De ahí que el siglo XIX se nos represente a pesar de ser el siglo del progreso, como responsable inmediato de gran parte de las desdichas actuales. La política y la literatura de la pasada centuria —por ejemplo— determinan fatales secuelas en el tiempo nuestro. Las consecuencias de una cosa se aprecian desde afuera mejor que desde adentro. Así el despiste ideológico de ahora se nos muestra ya, corolario legítimo de las brillantes ideas avanzadas de nuestros abuelos. Y la plasmación del comunismo —nieto del liberalismo, primogénito del marxismo— marca la degeneración de una utopía de precedentes literarios poéticos, y de consecuencias trágicas, infrahumanas.

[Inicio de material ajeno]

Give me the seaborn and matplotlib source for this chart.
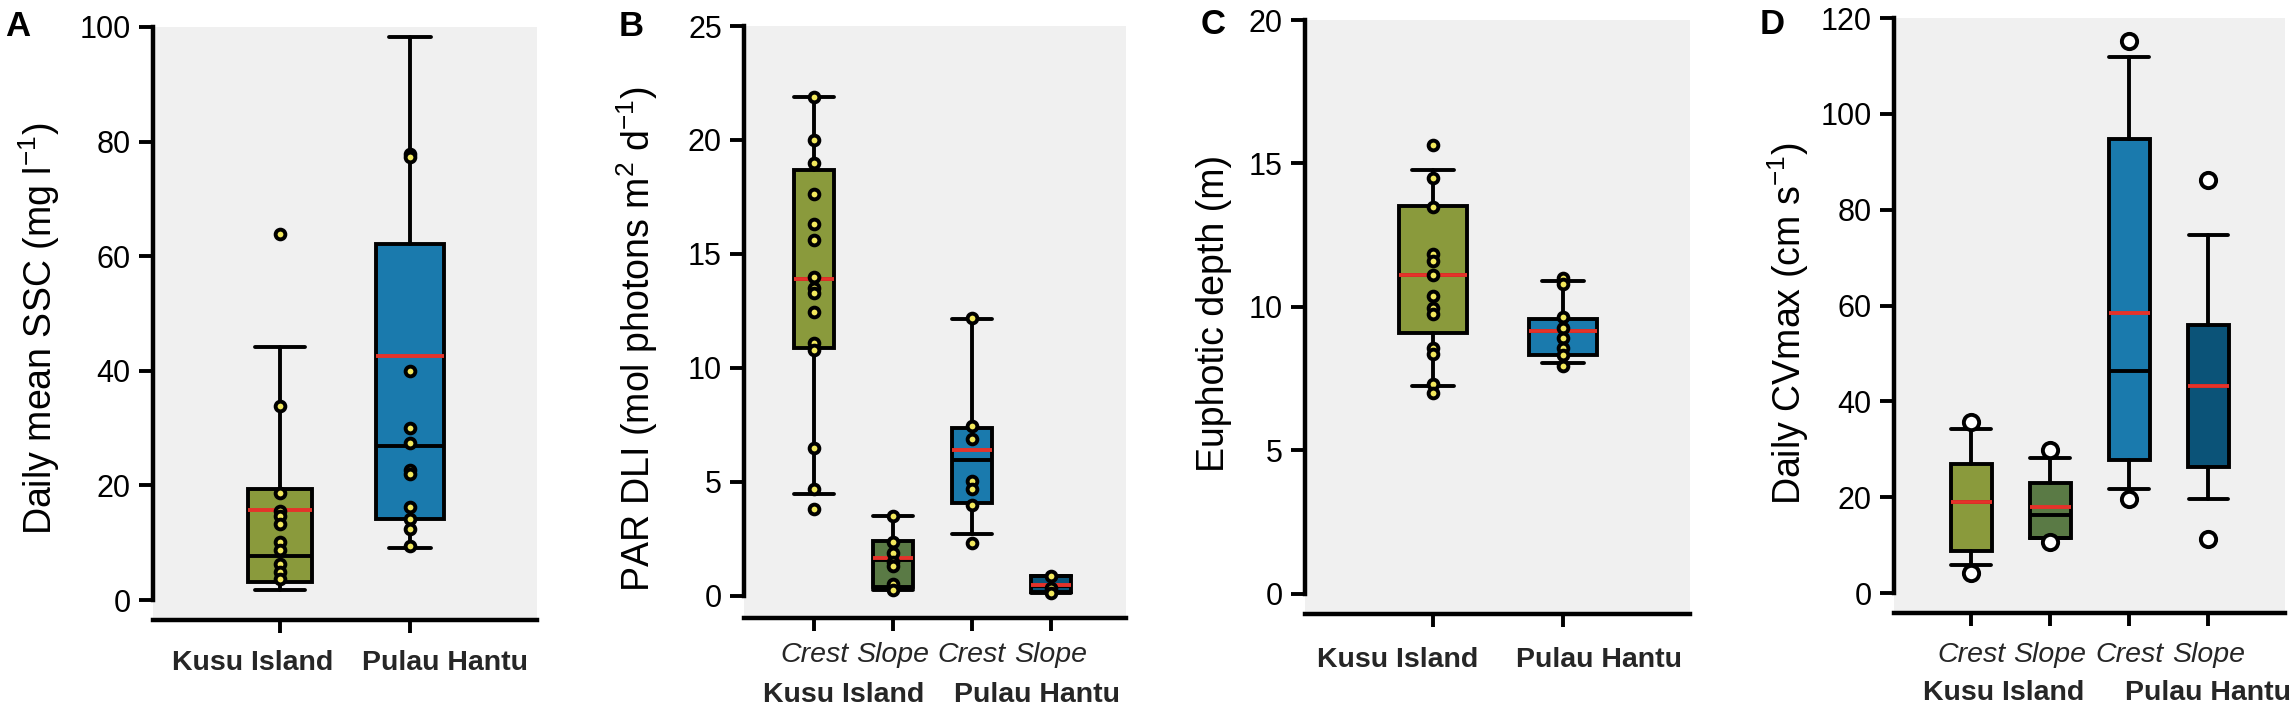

Pero queremos referirnos aquí al progreso en el sentido estricto, restringido, que se da a este vocablo, al progreso considerado en su aspecto exclusivamente técnico. Gran bien es el progreso, y por eso el siglo XIX que produce o deja, al menos, la semilla de todos los inventos, que fertiliza hasta lo inaudito los hasta entonces yermos campos de la química, de la electricidad, de la mecánica, tiene, considerado individualmente y no en su vida de relación, un mérito extraordinario. Pero veamos que la normalidad es el equilibrio y que el acopio de adelantos técnicos de que tan justo alarde hizo el XIX, reclamaba, exigía, con vistas a la posterioridad, una correlación ética traducida en un progreso moral capaz de interpretar y de aplicar convenientemente a su debido tiempo, el colosal bagaje del progreso material. La verdad es que hubo más inventos que necesidades y que en no pocos aspectos ha sido mayor la oferta que la demanda. Diríase que el siglo que nos ha tocado vivir, dueño de la herencia de técnica legada por el pasado, no ha podido incorporar al torrente circulatorio de su vitalidad un exceso de progreso que le ha hecho daño porque se ha atracado de él sin poder asimilarlo. Lo mismo que esos niños que se ponen malos de tanto comer el día del santo del papá, nosotros las generaciones actuales, nos hemos servido sin freno de todos los platos del banquete porque nuestro papá —el siglo XIX— que nos ofreció muchos manjares —muchos progresos— nos dio en cambio poca educación —poca ética—. Y, como resultado, la desasimilación, el cólico, ha sido inevitable. Porque yo me atrevería a asegurar que la guerra actual, con todas sus horrorosas maravillas técnicas, políticas o econó-micas no es sino un cólico del progreso.
Lo urgente pues, será nivelar la Ética con el progreso; hacer que la moral, rezagada, cubra el camino que la separa de la ciencia para que juntas completen una síntesis de civilización auténtica.
A la postre, el predicador que clama contra la corrupción de las costumbres y el pensador que asegura que el mundo está cansado dicen, con distintas palabras, una misma cosa. Lo indudable es que la Ética está hética; que el mundo padece una tisis moral. Y que todo es, entre otras cosas y sobre todas las cosas, porque el siglo anterior tuvo de la civilización un concepto unilateral, incompleto. Todo progreso que no se encauza en las márgenes de la Ética es un progreso patológico. Tarea de nuestro siglo, de nosotros, es alzaprimar el espíritu consiguiendo al fin un equilibrio, un orden nuevo, en que la Técnica esté equilibrada por el Amor.